In fact, the Majority concedes that § 926A can cover travel by planes, trains, and automobiles. (Maj. Op. at 255 n. 3.) That concession leads to a puzzlement: given the Majority’s interpretation of § 926A, how does one get to the airport or train station, check one’s luggage containing a firearm, but still come under the protection of § 926A? It may be easy to say, as the government did during oral argument, that travelling by plane is permissible, as long as the airport the traveler is departing from is within a state in which he is permitted to carry a firearm. But that hardly seems to be the purpose of the statute. For if that were the case, the statute would be of very limited utility, as air passengers were never likely to face prosecution by the states whose air space they traversed. The purpose of the statute seems more likely to be the protection of, for example, a traveler who lives in Easton, Pennsylvania, and wishes to go hunting in Montana. The closest place likely to offer a variety of flights is not in the traveler’s home state, but is in New Jersey, at the Newark Liberty International Airport. Accepting the Majority's concession, but not its statutory interpretation, that traveler comes within § 926A’s scope.

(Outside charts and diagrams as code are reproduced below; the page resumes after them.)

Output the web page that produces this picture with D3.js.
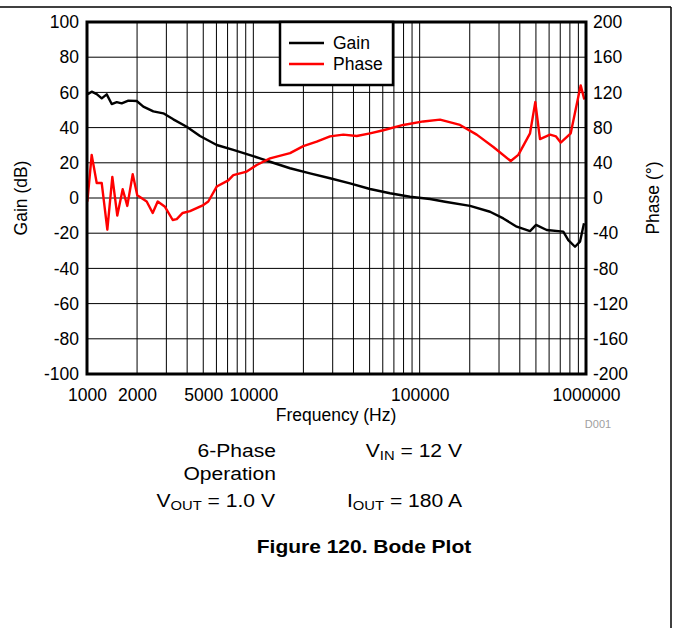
<!DOCTYPE html>
<html>
<head>
<meta charset="utf-8">
<script src="https://cdn.jsdelivr.net/npm/d3@7"></script>
<style>
  html, body { margin: 0; padding: 0; background: #fff; }
  svg { display: block; font-family: "Liberation Sans", Arial, sans-serif; }
</style>
</head>
<body>
<svg id="chart" width="673" height="628"></svg>
<script>
// ---- Data ----
const gainFreq = [1010, 1067, 1144, 1226, 1314, 1408, 1509, 1617, 1772, 1990, 2181, 2504, 2876, 3303, 3976, 4779, 6024, 7578, 9550, 10970, 12600, 16620, 21910, 28910, 38130, 50280, 66320, 87470, 115400, 142100, 200800, 264800, 318400, 383300, 460800, 500600, 580400, 730200, 782600, 858900, 920400, 972700];
const gainDb   = [58.9, 60.4, 59, 56.6, 58.9, 53.4, 54.5, 53.8, 55.3, 55.1, 51.9, 49.2, 48.1, 44.7, 40.5, 35.2, 30.1, 27.3, 24.4, 22.5, 20.6, 16.9, 14, 11.2, 8.3, 5.1, 2.7, 0.7, -0.6, -2.1, -4.5, -7.8, -11.6, -16.3, -18.8, -15.3, -18.2, -19.1, -23.9, -27.7, -24.8, -14.4];

const phaseFreq = [1005, 1067, 1144, 1226, 1325, 1420, 1521, 1639, 1747, 1883, 2006, 2285, 2483, 2661, 2944, 3276, 3462, 3761, 4162, 5004, 5361, 6024, 7071, 7578, 9124, 10480, 12600, 16620, 19970, 24040, 28910, 34750, 41830, 50280, 60450, 79720, 105200, 132600, 174800, 220300, 277300, 352700, 391900, 460800, 495600, 529000, 607700, 660200, 704600, 809400, 929300, 976800];
const phaseDeg  = [-4, 49, 17, 17, -36, 24, -20, 10, -9, 27, 3, -4, -17, -4, -10, -25, -24, -17, -15, -8, -4, 13, 20, 26, 30, 37.5, 45, 51, 59, 64, 70, 72, 70.5, 73.5, 77, 83, 87, 89, 83, 72, 58, 42, 49, 73.5, 109, 67, 72, 70, 63, 73.5, 128, 112];

const gainTicks  = [-100, -80, -60, -40, -20, 0, 20, 40, 60, 80, 100];
const phaseTicks = [-200, -160, -120, -80, -40, 0, 40, 80, 120, 160, 200];
const freqTickLabels = [1000, 2000, 5000, 10000, 100000, 1000000];
const freqGrid = [];
for (let dec = 1000; dec < 1000000; dec *= 10) for (let m = 1; m <= 9; m++) freqGrid.push(dec * m);
freqGrid.push(1000000);

const seriesNames = ["Gain", "Phase"];
const seriesColors = ["#000000", "#ff0000"];

// ---- Layout ----
const svg = d3.select("#chart");
const L = 87, R = 586, T = 22, B = 374;

const x = d3.scaleLog().domain([1000, 1000000]).range([L, R]);
const yG = d3.scaleLinear().domain([-100, 100]).range([B, T]);
const yP = d3.scaleLinear().domain([-200, 200]).range([B, T]);

// outer frame (top and right edges)
svg.append("line").attr("x1", 0).attr("x2", 671).attr("y1", 7).attr("y2", 7)
  .attr("stroke", "#000").attr("stroke-width", 1.5);
svg.append("line").attr("x1", 671).attr("x2", 671).attr("y1", 7).attr("y2", 628)
  .attr("stroke", "#000").attr("stroke-width", 1.5);

// grid
const grid = svg.append("g");
grid.selectAll("line.v").data(freqGrid).join("line")
  .attr("x1", d => x(d)).attr("x2", d => x(d)).attr("y1", T).attr("y2", B)
  .attr("stroke", "#000").attr("stroke-width", 1);
grid.selectAll("line.h").data(gainTicks).join("line")
  .attr("x1", L).attr("x2", R).attr("y1", d => yG(d)).attr("y2", d => yG(d))
  .attr("stroke", "#000").attr("stroke-width", 1);

// axes (labels only, via d3 axes)
const plain = d => String(d);
const axL = d3.axisLeft(yG).tickValues(gainTicks).tickFormat(plain).tickSize(0).tickPadding(8);
const gL = svg.append("g").attr("transform", `translate(${L},0)`).call(axL);
const axR = d3.axisRight(yP).tickValues(phaseTicks).tickFormat(plain).tickSize(0).tickPadding(7);
const gR = svg.append("g").attr("transform", `translate(${R},0)`).call(axR);
const axB = d3.axisBottom(x).tickValues(freqTickLabels).tickFormat(plain).tickSize(0).tickPadding(15);
const gB = svg.append("g").attr("transform", `translate(0,${B})`).call(axB);
[gL, gR, gB].forEach(g => {
  g.select(".domain").remove();
  g.selectAll("text").attr("font-size", 17.5).attr("fill", "#000")
    .attr("font-family", "'Liberation Sans', Arial, sans-serif");
});

// lines
const gainData = gainFreq.map((f, i) => [f, gainDb[i]]);
const phaseData = phaseFreq.map((f, i) => [f, phaseDeg[i]]);
const clipId = "plotclip";
svg.append("clipPath").attr("id", clipId).append("rect")
  .attr("x", L).attr("y", T).attr("width", R - L).attr("height", B - T);
svg.append("path").datum(gainData)
  .attr("clip-path", `url(#${clipId})`)
  .attr("d", d3.line().x(d => x(d[0])).y(d => yG(d[1])))
  .attr("fill", "none").attr("stroke", seriesColors[0]).attr("stroke-width", 2.4)
  .attr("stroke-linejoin", "round");
svg.append("path").datum(phaseData)
  .attr("clip-path", `url(#${clipId})`)
  .attr("d", d3.line().x(d => x(d[0])).y(d => yP(d[1])))
  .attr("fill", "none").attr("stroke", seriesColors[1]).attr("stroke-width", 2.4)
  .attr("stroke-linejoin", "round");

// plot border
svg.append("rect").attr("x", L).attr("y", T).attr("width", R - L).attr("height", B - T)
  .attr("fill", "none").attr("stroke", "#000").attr("stroke-width", 3);

// legend
const lg = svg.append("g");
lg.append("rect").attr("x", 280).attr("y", T).attr("width", 113).attr("height", 63)
  .attr("fill", "#fff").attr("stroke", "#000").attr("stroke-width", 2.5);
seriesNames.forEach((n, i) => {
  const yy = 43 + i * 21;
  lg.append("line").attr("x1", 289).attr("x2", 324).attr("y1", yy).attr("y2", yy)
    .attr("stroke", seriesColors[i]).attr("stroke-width", 2.4);
  lg.append("text").attr("x", 333).attr("y", yy + 6).attr("font-size", 17.5).text(n);
});

// axis titles
svg.append("text").attr("transform", "translate(27,198) rotate(-90)")
  .attr("text-anchor", "middle").attr("font-size", 17.5).text("Gain (dB)");
svg.append("text").attr("transform", "translate(659,198) rotate(-90)")
  .attr("text-anchor", "middle").attr("font-size", 17.5).text("Phase (°)");
svg.append("text").attr("x", 336).attr("y", 421)
  .attr("text-anchor", "middle").attr("font-size", 17.5).text("Frequency (Hz)");
svg.append("text").attr("x", 598).attr("y", 428)
  .attr("text-anchor", "middle").attr("font-size", 11).attr("fill", "#a0a0a0").text("D001");

// conditions text (slightly wide lettering as in the reference)
const fs = 18.5, sx = 1.14;
function plainText(xx, yy, s) {
  svg.append("text").attr("transform", `translate(${xx},${yy}) scale(${sx},1)`)
    .attr("text-anchor", "end").attr("font-size", fs).text(s);
}
function subText(xx, yy, main, sub, rest) {
  const t = svg.append("text").attr("transform", `translate(${xx},${yy}) scale(${sx},1)`)
    .attr("text-anchor", "end").attr("font-size", fs);
  t.append("tspan").text(main);
  t.append("tspan").attr("font-size", 13).attr("dy", 3).text(sub);
  t.append("tspan").attr("dy", -3).text(rest);
}
plainText(276, 456.5, "6-Phase");
plainText(276, 480, "Operation");
subText(462, 456.5, "V", "IN", " = 12 V");
subText(275, 507, "V", "OUT", " = 1.0 V");
subText(462, 507, "I", "OUT", " = 180 A");

svg.append("text").attr("transform", "translate(364,553) scale(1.2,1)").attr("text-anchor", "middle")
  .attr("font-size", 17.5).attr("font-weight", "bold").text("Figure 120. Bode Plot");
</script>
</body>
</html>
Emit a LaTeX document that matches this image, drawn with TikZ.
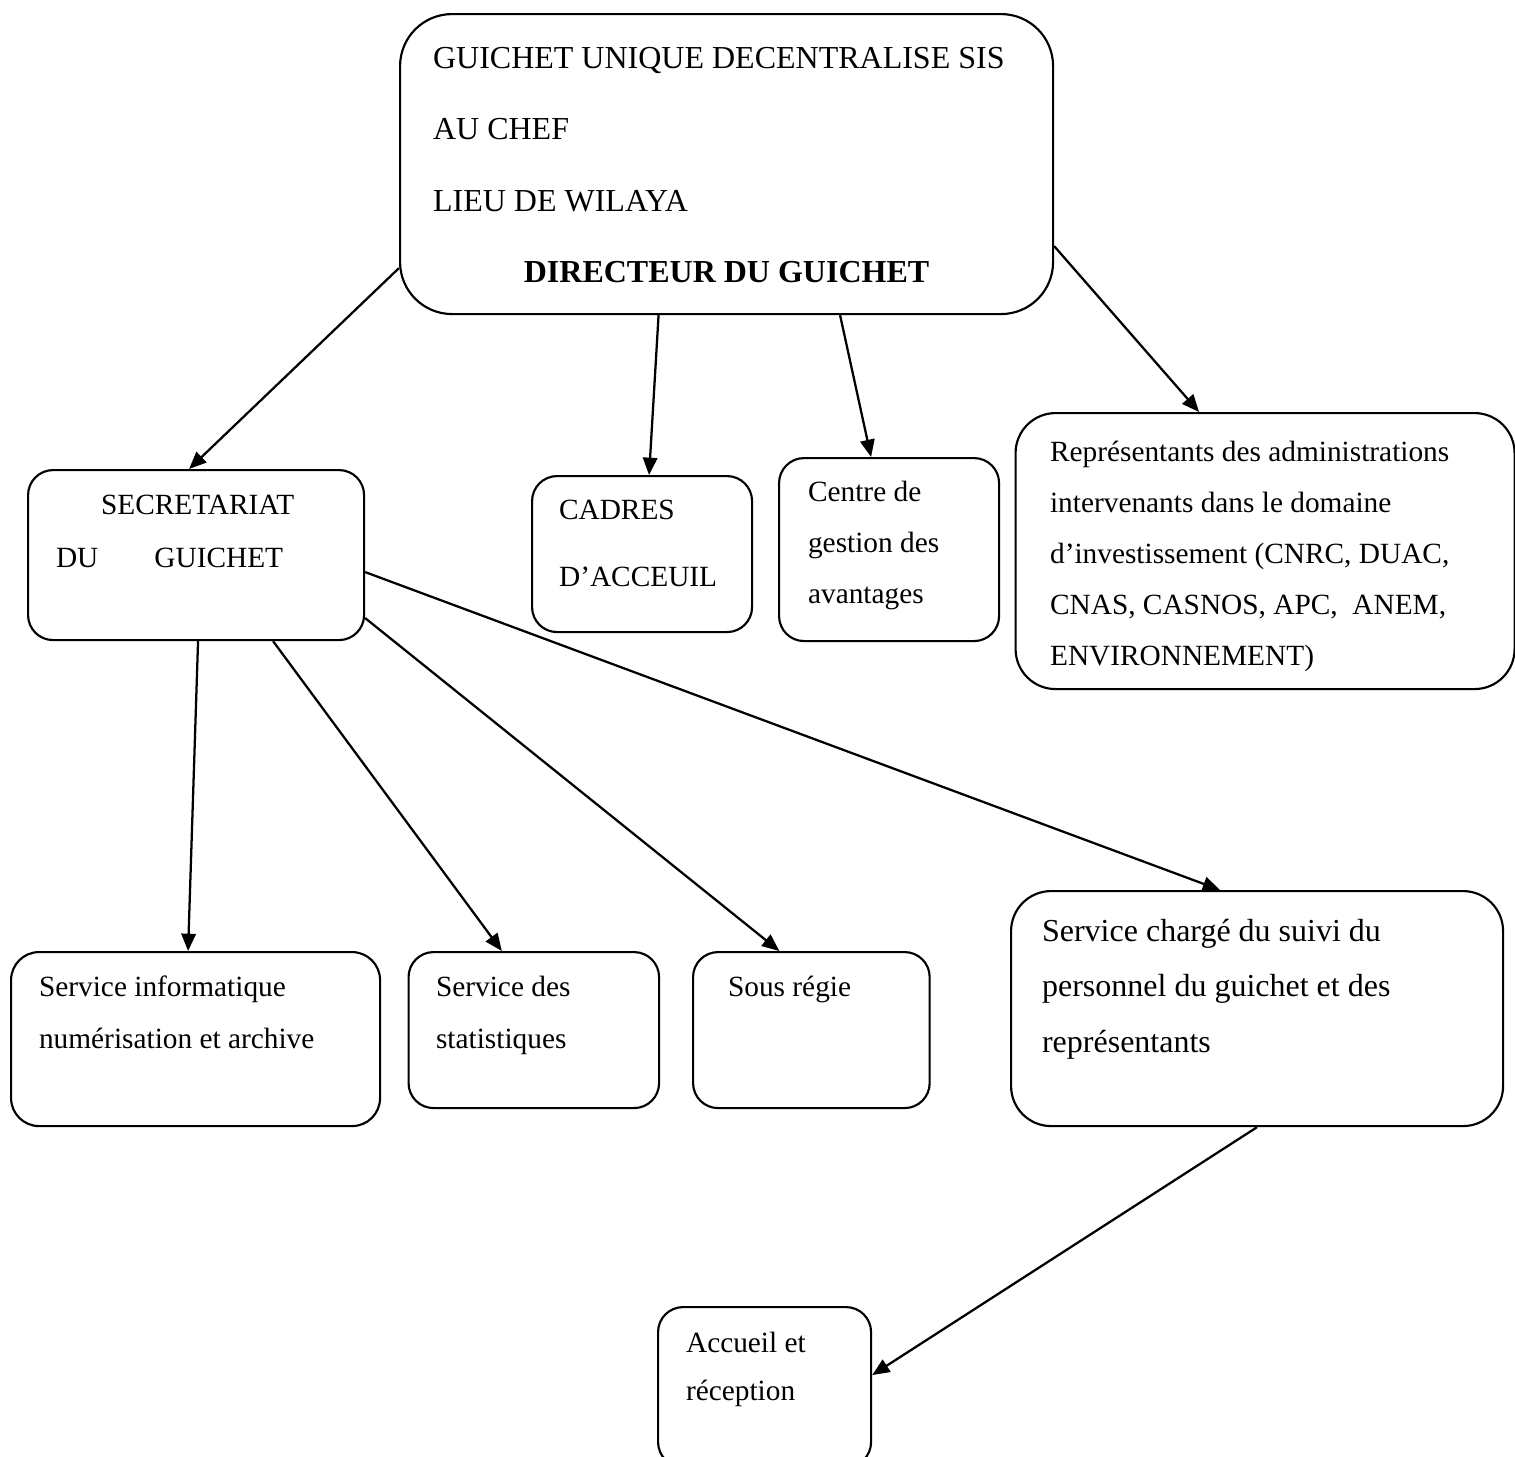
\documentclass[tikz,border=0pt]{standalone}
\usepackage{fontspec}
\setmainfont{Liberation Serif}
\usetikzlibrary{arrows.meta}
\newdimen\pxu \pxu=0.375pt
\newcommand{\boxtext}[4]{\parbox[c][#2\pxu][t]{#1\pxu}{\raggedright\baselineskip=#3\pxu\rule{0pt}{24\pxu}#4}}

\begin{document}
\begin{tikzpicture}[
    x=0.375pt, y=-0.375pt,
    box/.style={draw, line width=0.8pt, anchor=north west, inner sep=0pt, font=\fontsize{11pt}{13pt}\selectfont},
    big/.style={font=\fontsize{12pt}{14pt}\selectfont},
    arrow/.style={-{Triangle[length=6.5pt, width=5.4pt]}, line width=0.85pt}
]
\useasboundingbox (0,0) rectangle (1515,1456);
\clip (0,0) rectangle (1515,1456);

\node[box, big, rounded corners=52\pxu, inner xsep=33\pxu, inner ysep=30\pxu] (guichet) at (399,13)
    {\boxtext{587}{240}{71.5}{GUICHET UNIQUE DECENTRALISE SIS\\AU CHEF\\LIEU DE WILAYA\\\makebox[587\pxu]{\bfseries DIRECTEUR DU GUICHET}}};
\node[box, rounded corners=25\pxu, inner xsep=28\pxu, inner ysep=20\pxu] (secr) at (27,469)
    {\boxtext{280}{130}{53}{\hspace*{45\pxu}SECRETARIAT\\DU\hspace{56\pxu}GUICHET}};
\node[box, rounded corners=25\pxu, inner xsep=27\pxu, inner ysep=19\pxu] (cadres) at (531,475)
    {\boxtext{166}{118}{67}{CADRES\\D’ACCEUIL}};
\node[box, rounded corners=25\pxu, inner xsep=29\pxu, inner ysep=19\pxu] (centre) at (778,457)
    {\boxtext{162}{145}{51}{Centre de\\gestion des\\avantages}};
\node[box, rounded corners=40\pxu, inner xsep=34.5\pxu, inner ysep=24\pxu] (repr) at (1014.5,412)
    {\boxtext{430}{228}{51.2}{Représentants des administrations\\intervenants dans le domaine\\d’investissement (CNRC, DUAC,\\CNAS, CASNOS, APC, \ ANEM,\\ENVIRONNEMENT)}};
\node[box, rounded corners=28\pxu, inner xsep=28\pxu, inner ysep=20\pxu] (info) at (10,951)
    {\boxtext{313}{134}{52}{Service informatique\\numérisation et archive}};
\node[box, rounded corners=25\pxu, inner xsep=27.5\pxu, inner ysep=20\pxu] (stat) at (407.5,951)
    {\boxtext{195.5}{116}{52}{Service des\\statistiques}};
\node[box, rounded corners=25\pxu, inner xsep=35\pxu, inner ysep=20\pxu] (sous) at (692,951)
    {\boxtext{166.6}{116}{52}{Sous régie}};
\node[box, big, rounded corners=40\pxu, inner xsep=31\pxu, inner ysep=26\pxu] (charge) at (1010,890)
    {\boxtext{430}{183}{55.5}{Service chargé du suivi du\\personnel du guichet et des\\représentants}};
\node[box, rounded corners=25\pxu, inner xsep=28\pxu, inner ysep=21\pxu] (accueil) at (657,1306)
    {\boxtext{157}{118}{48}{Accueil et\\réception}};

\draw[arrow] ([yshift=-104\pxu]guichet.west) -- ([xshift=-7\pxu]secr.north);
\draw[arrow] ([xshift=-68\pxu]guichet.south) -- ([xshift=7\pxu]cadres.north);
\draw[arrow] ([xshift=113.5\pxu]guichet.south) -- ([xshift=-18\pxu]centre.north);
\draw[arrow] ([yshift=-82\pxu]guichet.east) -- ([xshift=-66\pxu]repr.north);
\draw[arrow] ([xshift=2\pxu]secr.south) -- ([xshift=-7.5\pxu]info.north);
\draw[arrow] ([xshift=77\pxu]secr.south) -- ([xshift=-32\pxu]stat.north);
\draw[arrow] ([yshift=-63\pxu]secr.east) -- ([xshift=-32\pxu]sous.north);
\draw[arrow] ([yshift=-17\pxu]secr.east) -- ([xshift=-37\pxu]charge.north);
\draw[arrow] (charge.south) -- ([yshift=12\pxu]accueil.east);
\end{tikzpicture}
\end{document}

But if the Majority’s statutory interpretation is controlling, that traveler faces prosecution when attempting to make his trip, unless he has a carry permit in New Jersey. Despite the Majority’s disclaimer, its interpretation of § 926A appears to effectively limit the statutory protection to travel by private vehicles.

. See supra note 3. I note that the interpretation the Majority proposes is difficult to reconcile with our previous decision in this very case. Revell v. Port Auth. of N.Y. & N.J., 598 F.3d 128, 137 (3d Cir.2010). Specifically, Revell was delayed in traveling from Salt Lake City, Utah, to Allentown, Pennsylvania, and was forced to stay overnight in a hotel in Newark, New Jersey. Id. at 130-31. Within his luggage, which he collected at Newark Airport after realizing he would have to stay overnight, was a firearm in a locked container, as well as hollow-point ammunition, also in a locked container. Id. at 131. After returning to the airport the next day, he was arrested by the Port Authority for carrying a firearm without a license, in violation of New Jersey law. Id. He brought suit and sought redress under § 1983. We held that he did not come within the ambit of § 926A’s protection because he had his firearm and ammunition in his luggage, which accompanied him to his hotel room. Id. at 139. "Revell thus had access to his firearm and ammunition during his stay at the New Jersey hotel, whether or not he in fact accesséd them and regardless of whether they were accessible while he was traveling by plane or van. That crucial fact takes Revell outside the scope of § 926A's protection.” Id. at 137. We thus concluded that it was the prolonged time Re-vell had with his luggage that brought him outside of § 926A's protection because he had ready access to his firearm. Under the Majority’s interpretation of § 926A, our decision in Revell should not have hinged upon Revell spending the night in his hotel with his suitcase; we should have concluded that, as soon as he was outside of an automobile, he was outside the protection of § 926A. But that is not the interpretative route we took.